We believe that presents a great opportunity to have different kinds of conversations with public sector partners in order that we can make sure that our investment in those geographies delivers as positive outcomes as possible for our residents and for people in housing need. 

It’s that combination of a more uncertain, more challenging operating environment, rising costs, and the benefits of coming together to form a very local, but larger housing association. 

There are some critics who say that when an organisation gets bigger it moves further away from tenants. What would you say about that?

This is a different kind of merger from many other large mergers we’ve seen. This is very much about consolidating around existing footprint rather than about geographical expansion.
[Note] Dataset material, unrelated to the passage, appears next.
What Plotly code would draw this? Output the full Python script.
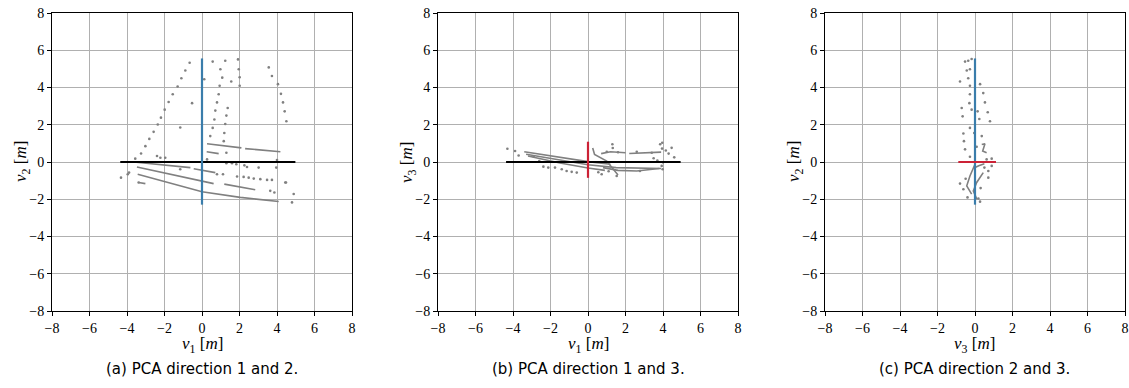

We’ve been working alongside each other, Southern and Optivo, for decades. This has been in the same communities, dealing with the same local authority partners, and we believe that by coming together we’ll create a denser footprint. 

So we’ll be doing even more within the places that we already work in. That densification, that concentration of activity, and having more of our people working in those local areas means that we can provide even better services for local residents. 

This merger isn’t about geographical growth – it is about focusing on resident services and investment in existing homes.

So there are no plans to expand into different areas of England?

Definitely not, this is very much about focusing on the areas where we are already strong, becoming an even stronger and even better landlord and partner in those areas for the benefit of our residents and people that need a home.

What are your development plans?

The new organisation will be building around the same number of homes that we currently build. But I think over the next couple of years we will be very circumspect about how much we are developing. 

If costs continue rising as they have been, given that grant rates are fixed, what we don’t want to do is be in a situation where our costs are escalating but grant levels remain static.

That will mean having different conversations with grant bodies, Homes England and the Greater London Authority, but also looking at our overall commitment. 

However, by coming together, we believe we can do bigger and better developments and different kinds of developments.

“We are going to be investing much more in our people, in developing our workforce and looking at growing our own workforce”

And we do see numbers expanding as we go beyond this next couple of years into what we hope might be a better economic environment. 

What we’ll be doing over the next couple of years is looking at land acquisitions, looking at option agreements, in order that we can assemble much more of a land-led development pipeline. 

In the past Optivo has been more dependent on package deals and Section 106 and Southern has been more land-led.  

The benefits of that mean that we have more control and that we can focus more on service charge affordability, which is a really important issue for residents. 

We can focus on the quality and design of our developments. As a bigger organisation we want to develop bigger schemes that will reflect our placemaking aspirations, in order that we’re building places that will be genuinely sustainable into the future in terms of their environmental performance and their social mix, and their economic performance.